→ **Dataset content**:

════

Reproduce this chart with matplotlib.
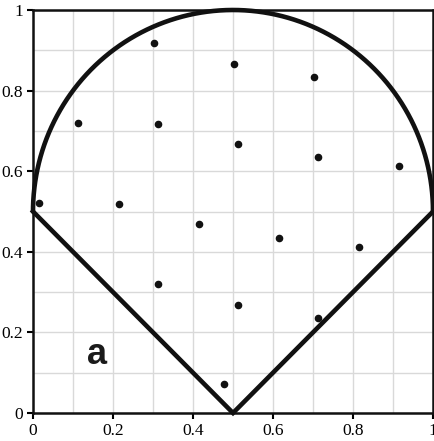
import numpy as np
import matplotlib.pyplot as plt

plt.rcParams['font.family'] = ['Liberation Serif', 'DejaVu Serif']

# sample points inside the region
px = [0.015, 0.1125, 0.3025, 0.3125, 0.5025, 0.5125, 0.7025, 0.7125, 0.915,
      0.215, 0.415, 0.615, 0.815, 0.3125, 0.5125, 0.7125, 0.4775]
py = [0.521, 0.720, 0.918, 0.717, 0.866, 0.667, 0.834, 0.635, 0.613,
      0.519, 0.469, 0.434, 0.412, 0.320, 0.268, 0.236, 0.072]

# region boundary: upper half-disc on top of a V
center = (0.5, 0.5)
radius = 0.5
apex = (0.5, 0.0)

fig = plt.figure(figsize=(4.35, 4.41), dpi=100)
ax = fig.add_axes([33 / 435, 28 / 441, 400 / 435, 403 / 441])

t = np.linspace(0, np.pi, 400)
ax.plot(center[0] + radius * np.cos(t), center[1] + radius * np.sin(t),
        color="#111111", lw=3.3, clip_on=False, zorder=3, solid_capstyle="round")
ax.plot([center[0] - radius, apex[0], center[0] + radius],
        [center[1], apex[1], center[1]],
        color="#111111", lw=3.3, clip_on=False, zorder=3, solid_joinstyle="miter")
ax.scatter(px, py, s=20, color="#111111", zorder=4)

ax.text(0.16, 0.144, "a", fontsize=26, fontweight="bold", family="Liberation Sans",
        ha="center", va="center", color="#1a1a1a")

ax.set_xlim(0, 1)
ax.set_ylim(0, 1)
ax.set_xticks(np.arange(0, 1.01, 0.1), minor=True)
ax.set_yticks(np.arange(0, 1.01, 0.1), minor=True)
ax.set_xticks([0, 0.2, 0.4, 0.6, 0.8, 1])
ax.set_yticks([0, 0.2, 0.4, 0.6, 0.8, 1])
ax.set_xticklabels(["0", "0.2", "0.4", "0.6", "0.8", "1"])
ax.set_yticklabels(["0", "0.2", "0.4", "0.6", "0.8", "1"])
ax.grid(True, which="both", color="#d9d9d9", lw=1.0)
ax.set_axisbelow(True)
ax.tick_params(which="major", direction="out", length=4, width=1.5, pad=3,
               labelsize=12.5)
ax.tick_params(which="minor", length=0)
for s in ax.spines.values():
    s.set_linewidth(1.8)
    s.set_color("#111111")

fig.savefig("out.png", dpi=100)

════

→ **Problem details**:
From the first line above down to the line with "apex = (0.5, 0.0)", reproduce every line and no others, omitting pictures.

→ **Written solution**:
Reproduce this chart with matplotlib.
import numpy as np
import matplotlib.pyplot as plt

plt.rcParams['font.family'] = ['Liberation Serif', 'DejaVu Serif']

# sample points inside the region
px = [0.015, 0.1125, 0.3025, 0.3125, 0.5025, 0.5125, 0.7025, 0.7125, 0.915,
      0.215, 0.415, 0.615, 0.815, 0.3125, 0.5125, 0.7125, 0.4775]
py = [0.521, 0.720, 0.918, 0.717, 0.866, 0.667, 0.834, 0.635, 0.613,
      0.519, 0.469, 0.434, 0.412, 0.320, 0.268, 0.236, 0.072]

# region boundary: upper half-disc on top of a V
center = (0.5, 0.5)
radius = 0.5
apex = (0.5, 0.0)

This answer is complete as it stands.